## Short exercise
Repeat verbatim, and only, the lines of the data below, beginning at the line that contains "Rebuild this diagram" and stopping after the line that contains "(c5) at (649,269.5)".

---+---

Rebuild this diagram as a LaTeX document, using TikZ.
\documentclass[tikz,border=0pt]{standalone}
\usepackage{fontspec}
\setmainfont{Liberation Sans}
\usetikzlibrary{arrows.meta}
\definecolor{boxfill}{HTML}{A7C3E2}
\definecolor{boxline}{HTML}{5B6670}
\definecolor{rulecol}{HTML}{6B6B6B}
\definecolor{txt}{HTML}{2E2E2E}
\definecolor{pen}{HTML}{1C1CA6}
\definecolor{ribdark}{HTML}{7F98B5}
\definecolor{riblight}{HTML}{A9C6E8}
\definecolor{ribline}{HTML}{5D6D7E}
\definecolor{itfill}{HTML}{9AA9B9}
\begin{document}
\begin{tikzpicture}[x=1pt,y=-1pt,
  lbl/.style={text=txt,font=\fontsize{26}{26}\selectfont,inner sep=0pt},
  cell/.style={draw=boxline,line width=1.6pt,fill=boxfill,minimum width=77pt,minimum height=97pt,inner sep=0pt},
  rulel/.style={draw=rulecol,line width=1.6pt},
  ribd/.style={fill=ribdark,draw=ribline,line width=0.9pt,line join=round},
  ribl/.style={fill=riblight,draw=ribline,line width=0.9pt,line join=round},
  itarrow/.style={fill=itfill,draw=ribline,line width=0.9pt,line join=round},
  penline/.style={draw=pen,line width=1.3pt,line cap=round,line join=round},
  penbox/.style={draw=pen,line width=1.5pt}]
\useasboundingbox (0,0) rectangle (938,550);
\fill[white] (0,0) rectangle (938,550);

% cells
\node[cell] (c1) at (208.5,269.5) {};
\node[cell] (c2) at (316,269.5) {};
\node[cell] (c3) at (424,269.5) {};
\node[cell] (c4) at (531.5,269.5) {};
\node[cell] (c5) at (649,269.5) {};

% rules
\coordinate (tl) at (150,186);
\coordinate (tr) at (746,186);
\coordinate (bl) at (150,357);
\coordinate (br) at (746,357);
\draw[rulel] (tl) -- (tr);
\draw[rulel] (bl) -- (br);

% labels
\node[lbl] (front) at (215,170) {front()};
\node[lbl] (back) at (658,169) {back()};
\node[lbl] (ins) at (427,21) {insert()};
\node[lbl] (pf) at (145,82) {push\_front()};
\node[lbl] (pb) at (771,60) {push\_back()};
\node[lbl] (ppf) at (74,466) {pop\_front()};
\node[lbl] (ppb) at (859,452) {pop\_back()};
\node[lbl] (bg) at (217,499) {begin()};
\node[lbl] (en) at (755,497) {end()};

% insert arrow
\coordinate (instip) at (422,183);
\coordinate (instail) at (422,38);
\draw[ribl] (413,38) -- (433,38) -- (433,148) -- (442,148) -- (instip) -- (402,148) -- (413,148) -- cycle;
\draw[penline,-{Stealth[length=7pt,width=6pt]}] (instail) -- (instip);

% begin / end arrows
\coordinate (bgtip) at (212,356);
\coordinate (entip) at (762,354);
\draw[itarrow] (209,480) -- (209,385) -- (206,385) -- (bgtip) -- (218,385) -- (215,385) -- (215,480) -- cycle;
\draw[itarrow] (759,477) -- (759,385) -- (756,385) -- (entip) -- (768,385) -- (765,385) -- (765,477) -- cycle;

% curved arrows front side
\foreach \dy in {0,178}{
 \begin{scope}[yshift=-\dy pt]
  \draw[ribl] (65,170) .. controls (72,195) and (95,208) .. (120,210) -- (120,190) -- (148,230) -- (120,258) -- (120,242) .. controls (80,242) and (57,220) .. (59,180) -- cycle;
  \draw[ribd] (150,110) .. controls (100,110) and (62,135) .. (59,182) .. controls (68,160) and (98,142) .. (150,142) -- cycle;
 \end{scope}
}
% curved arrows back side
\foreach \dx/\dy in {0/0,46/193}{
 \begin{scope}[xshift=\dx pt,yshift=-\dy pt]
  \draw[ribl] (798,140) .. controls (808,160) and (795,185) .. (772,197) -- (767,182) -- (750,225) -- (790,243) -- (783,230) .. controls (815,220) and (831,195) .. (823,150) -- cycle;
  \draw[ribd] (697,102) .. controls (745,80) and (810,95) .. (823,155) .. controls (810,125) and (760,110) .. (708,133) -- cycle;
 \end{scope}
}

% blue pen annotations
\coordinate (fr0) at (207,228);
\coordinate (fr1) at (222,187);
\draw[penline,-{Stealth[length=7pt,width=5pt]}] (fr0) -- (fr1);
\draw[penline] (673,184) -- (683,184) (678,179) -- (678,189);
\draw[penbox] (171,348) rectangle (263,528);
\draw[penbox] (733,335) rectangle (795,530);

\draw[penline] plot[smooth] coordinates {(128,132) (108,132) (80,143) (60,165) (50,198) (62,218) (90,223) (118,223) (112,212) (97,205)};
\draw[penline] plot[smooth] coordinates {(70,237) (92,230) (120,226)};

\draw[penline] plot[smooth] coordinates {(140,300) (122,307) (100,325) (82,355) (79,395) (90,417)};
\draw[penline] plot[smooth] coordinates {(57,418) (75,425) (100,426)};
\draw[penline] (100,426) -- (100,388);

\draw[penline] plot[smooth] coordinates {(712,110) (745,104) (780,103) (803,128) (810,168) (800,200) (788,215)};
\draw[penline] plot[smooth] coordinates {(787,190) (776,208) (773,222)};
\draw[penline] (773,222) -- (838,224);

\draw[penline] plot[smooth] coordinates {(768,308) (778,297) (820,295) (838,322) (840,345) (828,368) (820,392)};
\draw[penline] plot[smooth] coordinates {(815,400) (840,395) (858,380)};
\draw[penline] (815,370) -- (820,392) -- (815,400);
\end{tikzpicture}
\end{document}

---+---

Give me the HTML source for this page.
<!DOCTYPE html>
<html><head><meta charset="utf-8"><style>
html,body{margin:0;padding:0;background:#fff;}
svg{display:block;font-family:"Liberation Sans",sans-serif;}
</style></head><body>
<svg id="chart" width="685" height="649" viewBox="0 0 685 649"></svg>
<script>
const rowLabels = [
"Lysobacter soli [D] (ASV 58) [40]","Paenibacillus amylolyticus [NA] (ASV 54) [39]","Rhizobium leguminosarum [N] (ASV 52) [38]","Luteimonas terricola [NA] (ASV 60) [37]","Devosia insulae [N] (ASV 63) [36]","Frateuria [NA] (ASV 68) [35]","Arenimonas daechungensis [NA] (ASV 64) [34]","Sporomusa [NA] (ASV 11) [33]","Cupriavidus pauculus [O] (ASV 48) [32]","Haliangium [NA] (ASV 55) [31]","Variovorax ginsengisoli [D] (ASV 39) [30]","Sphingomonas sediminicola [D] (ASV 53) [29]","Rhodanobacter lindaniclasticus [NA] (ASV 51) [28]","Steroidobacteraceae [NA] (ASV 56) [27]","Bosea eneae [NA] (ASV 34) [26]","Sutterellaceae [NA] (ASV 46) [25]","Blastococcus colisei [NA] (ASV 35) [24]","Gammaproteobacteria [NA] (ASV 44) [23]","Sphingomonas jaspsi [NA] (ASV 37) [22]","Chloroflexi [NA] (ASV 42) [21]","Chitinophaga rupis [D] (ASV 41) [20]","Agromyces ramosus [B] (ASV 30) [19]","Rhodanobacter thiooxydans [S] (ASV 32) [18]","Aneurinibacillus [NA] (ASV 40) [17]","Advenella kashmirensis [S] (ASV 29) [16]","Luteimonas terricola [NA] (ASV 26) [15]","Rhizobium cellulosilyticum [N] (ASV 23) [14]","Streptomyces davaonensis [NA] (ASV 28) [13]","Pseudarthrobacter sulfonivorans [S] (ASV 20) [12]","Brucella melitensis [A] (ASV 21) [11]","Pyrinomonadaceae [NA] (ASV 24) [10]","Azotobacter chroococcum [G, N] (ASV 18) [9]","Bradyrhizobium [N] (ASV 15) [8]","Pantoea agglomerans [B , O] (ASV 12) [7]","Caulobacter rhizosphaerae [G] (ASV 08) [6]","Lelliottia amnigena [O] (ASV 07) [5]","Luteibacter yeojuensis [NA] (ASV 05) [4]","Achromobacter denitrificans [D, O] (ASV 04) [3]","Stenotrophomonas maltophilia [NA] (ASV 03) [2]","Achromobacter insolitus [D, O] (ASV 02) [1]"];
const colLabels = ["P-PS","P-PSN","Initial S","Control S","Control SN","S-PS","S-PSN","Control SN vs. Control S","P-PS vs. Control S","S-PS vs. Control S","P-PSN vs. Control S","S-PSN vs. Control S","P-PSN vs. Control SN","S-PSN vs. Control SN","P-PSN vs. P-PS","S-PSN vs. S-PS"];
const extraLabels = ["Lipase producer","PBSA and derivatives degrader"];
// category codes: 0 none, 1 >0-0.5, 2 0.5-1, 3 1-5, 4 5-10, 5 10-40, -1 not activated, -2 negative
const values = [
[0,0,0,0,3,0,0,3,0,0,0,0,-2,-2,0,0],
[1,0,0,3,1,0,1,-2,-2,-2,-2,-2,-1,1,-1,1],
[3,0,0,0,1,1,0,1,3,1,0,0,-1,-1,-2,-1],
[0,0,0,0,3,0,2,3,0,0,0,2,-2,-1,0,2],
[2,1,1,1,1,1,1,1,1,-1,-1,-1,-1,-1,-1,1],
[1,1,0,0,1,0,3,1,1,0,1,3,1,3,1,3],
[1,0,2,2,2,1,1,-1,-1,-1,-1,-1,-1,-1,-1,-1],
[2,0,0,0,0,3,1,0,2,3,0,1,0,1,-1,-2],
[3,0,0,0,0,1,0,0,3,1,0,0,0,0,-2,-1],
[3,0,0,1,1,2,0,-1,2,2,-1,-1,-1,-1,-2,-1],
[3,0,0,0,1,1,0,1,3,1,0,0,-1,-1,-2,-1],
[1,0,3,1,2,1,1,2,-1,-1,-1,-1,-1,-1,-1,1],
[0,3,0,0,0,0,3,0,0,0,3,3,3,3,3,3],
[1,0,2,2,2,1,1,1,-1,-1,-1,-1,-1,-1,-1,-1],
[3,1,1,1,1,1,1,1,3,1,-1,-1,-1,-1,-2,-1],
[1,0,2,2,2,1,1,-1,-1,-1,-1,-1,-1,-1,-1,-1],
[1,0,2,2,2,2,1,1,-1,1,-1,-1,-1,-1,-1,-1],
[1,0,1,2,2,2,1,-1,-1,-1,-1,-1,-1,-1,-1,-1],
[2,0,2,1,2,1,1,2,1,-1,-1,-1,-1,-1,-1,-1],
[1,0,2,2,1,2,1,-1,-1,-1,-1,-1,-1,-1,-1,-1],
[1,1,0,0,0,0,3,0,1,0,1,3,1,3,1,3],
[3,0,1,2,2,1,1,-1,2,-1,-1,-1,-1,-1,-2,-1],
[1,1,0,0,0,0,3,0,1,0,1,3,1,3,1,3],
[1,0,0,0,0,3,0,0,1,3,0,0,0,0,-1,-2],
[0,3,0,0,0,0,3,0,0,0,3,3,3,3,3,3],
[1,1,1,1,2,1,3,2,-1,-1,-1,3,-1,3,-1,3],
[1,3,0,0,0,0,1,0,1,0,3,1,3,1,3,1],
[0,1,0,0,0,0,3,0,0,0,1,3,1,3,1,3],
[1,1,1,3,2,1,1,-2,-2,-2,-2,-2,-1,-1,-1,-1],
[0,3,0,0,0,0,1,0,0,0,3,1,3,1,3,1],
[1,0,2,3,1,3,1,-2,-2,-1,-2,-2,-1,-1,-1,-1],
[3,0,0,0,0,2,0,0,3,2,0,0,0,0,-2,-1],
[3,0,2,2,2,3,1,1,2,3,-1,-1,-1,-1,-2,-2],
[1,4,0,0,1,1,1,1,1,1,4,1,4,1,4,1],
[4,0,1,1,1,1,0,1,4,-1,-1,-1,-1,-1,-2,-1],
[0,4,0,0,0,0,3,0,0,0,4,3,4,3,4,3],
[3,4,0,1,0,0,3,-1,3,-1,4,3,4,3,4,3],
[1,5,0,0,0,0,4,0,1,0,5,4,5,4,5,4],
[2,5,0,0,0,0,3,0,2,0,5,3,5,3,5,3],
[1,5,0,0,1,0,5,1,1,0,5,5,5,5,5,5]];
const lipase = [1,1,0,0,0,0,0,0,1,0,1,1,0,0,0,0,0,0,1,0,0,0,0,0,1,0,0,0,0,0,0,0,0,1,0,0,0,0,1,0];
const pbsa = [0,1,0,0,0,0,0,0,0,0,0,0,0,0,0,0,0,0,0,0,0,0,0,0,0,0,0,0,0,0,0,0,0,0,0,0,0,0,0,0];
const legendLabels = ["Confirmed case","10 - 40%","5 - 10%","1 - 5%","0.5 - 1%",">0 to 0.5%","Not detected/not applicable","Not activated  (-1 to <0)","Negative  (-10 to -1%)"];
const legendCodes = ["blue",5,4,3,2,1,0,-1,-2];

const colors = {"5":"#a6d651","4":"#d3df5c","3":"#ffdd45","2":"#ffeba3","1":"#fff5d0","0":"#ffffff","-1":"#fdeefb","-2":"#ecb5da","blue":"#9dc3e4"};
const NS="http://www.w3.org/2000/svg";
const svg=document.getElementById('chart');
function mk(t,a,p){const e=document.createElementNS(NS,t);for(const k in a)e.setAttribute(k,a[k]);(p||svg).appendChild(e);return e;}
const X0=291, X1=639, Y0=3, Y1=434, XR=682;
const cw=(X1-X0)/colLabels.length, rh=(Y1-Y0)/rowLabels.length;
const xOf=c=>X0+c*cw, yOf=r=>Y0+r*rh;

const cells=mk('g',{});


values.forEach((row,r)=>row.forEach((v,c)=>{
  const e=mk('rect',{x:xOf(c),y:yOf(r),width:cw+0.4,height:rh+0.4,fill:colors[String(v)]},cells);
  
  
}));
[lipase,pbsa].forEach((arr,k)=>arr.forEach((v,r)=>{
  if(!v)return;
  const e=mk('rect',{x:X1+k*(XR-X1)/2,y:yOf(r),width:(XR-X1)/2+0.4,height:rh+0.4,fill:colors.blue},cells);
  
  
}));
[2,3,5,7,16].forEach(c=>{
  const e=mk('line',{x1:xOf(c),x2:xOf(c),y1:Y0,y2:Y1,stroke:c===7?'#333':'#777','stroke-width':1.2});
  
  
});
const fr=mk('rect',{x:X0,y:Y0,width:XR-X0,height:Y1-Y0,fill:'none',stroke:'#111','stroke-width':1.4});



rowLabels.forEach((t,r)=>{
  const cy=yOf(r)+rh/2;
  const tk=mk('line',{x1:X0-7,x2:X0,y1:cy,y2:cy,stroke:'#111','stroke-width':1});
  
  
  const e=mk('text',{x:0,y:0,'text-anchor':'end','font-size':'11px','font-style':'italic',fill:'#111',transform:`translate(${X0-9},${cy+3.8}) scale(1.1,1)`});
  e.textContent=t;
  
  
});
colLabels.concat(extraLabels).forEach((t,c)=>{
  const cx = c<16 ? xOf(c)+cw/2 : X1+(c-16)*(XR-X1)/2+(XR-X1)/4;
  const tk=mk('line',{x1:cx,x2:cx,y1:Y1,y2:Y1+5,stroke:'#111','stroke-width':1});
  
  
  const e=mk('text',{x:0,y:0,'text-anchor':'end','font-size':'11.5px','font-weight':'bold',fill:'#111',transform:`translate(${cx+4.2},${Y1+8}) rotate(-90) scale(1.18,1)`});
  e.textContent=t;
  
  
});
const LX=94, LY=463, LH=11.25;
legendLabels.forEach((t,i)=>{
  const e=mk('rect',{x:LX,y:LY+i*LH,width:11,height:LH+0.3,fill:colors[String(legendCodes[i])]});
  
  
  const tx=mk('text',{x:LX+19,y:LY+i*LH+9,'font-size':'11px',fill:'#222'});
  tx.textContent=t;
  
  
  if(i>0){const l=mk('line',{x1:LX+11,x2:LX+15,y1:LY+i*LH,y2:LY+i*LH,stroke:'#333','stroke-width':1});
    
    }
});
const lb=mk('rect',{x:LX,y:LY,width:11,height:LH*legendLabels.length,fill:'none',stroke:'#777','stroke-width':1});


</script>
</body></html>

---+---

## Task result
Rebuild this diagram as a LaTeX document, using TikZ.
\documentclass[tikz,border=0pt]{standalone}
\usepackage{fontspec}
\setmainfont{Liberation Sans}
\usetikzlibrary{arrows.meta}
\definecolor{boxfill}{HTML}{A7C3E2}
\definecolor{boxline}{HTML}{5B6670}
\definecolor{rulecol}{HTML}{6B6B6B}
\definecolor{txt}{HTML}{2E2E2E}
\definecolor{pen}{HTML}{1C1CA6}
\definecolor{ribdark}{HTML}{7F98B5}
\definecolor{riblight}{HTML}{A9C6E8}
\definecolor{ribline}{HTML}{5D6D7E}
\definecolor{itfill}{HTML}{9AA9B9}
\begin{document}
\begin{tikzpicture}[x=1pt,y=-1pt,
  lbl/.style={text=txt,font=\fontsize{26}{26}\selectfont,inner sep=0pt},
  cell/.style={draw=boxline,line width=1.6pt,fill=boxfill,minimum width=77pt,minimum height=97pt,inner sep=0pt},
  rulel/.style={draw=rulecol,line width=1.6pt},
  ribd/.style={fill=ribdark,draw=ribline,line width=0.9pt,line join=round},
  ribl/.style={fill=riblight,draw=ribline,line width=0.9pt,line join=round},
  itarrow/.style={fill=itfill,draw=ribline,line width=0.9pt,line join=round},
  penline/.style={draw=pen,line width=1.3pt,line cap=round,line join=round},
  penbox/.style={draw=pen,line width=1.5pt}]
\useasboundingbox (0,0) rectangle (938,550);
\fill[white] (0,0) rectangle (938,550);

% cells
\node[cell] (c1) at (208.5,269.5) {};
\node[cell] (c2) at (316,269.5) {};
\node[cell] (c3) at (424,269.5) {};
\node[cell] (c4) at (531.5,269.5) {};
\node[cell] (c5) at (649,269.5) {};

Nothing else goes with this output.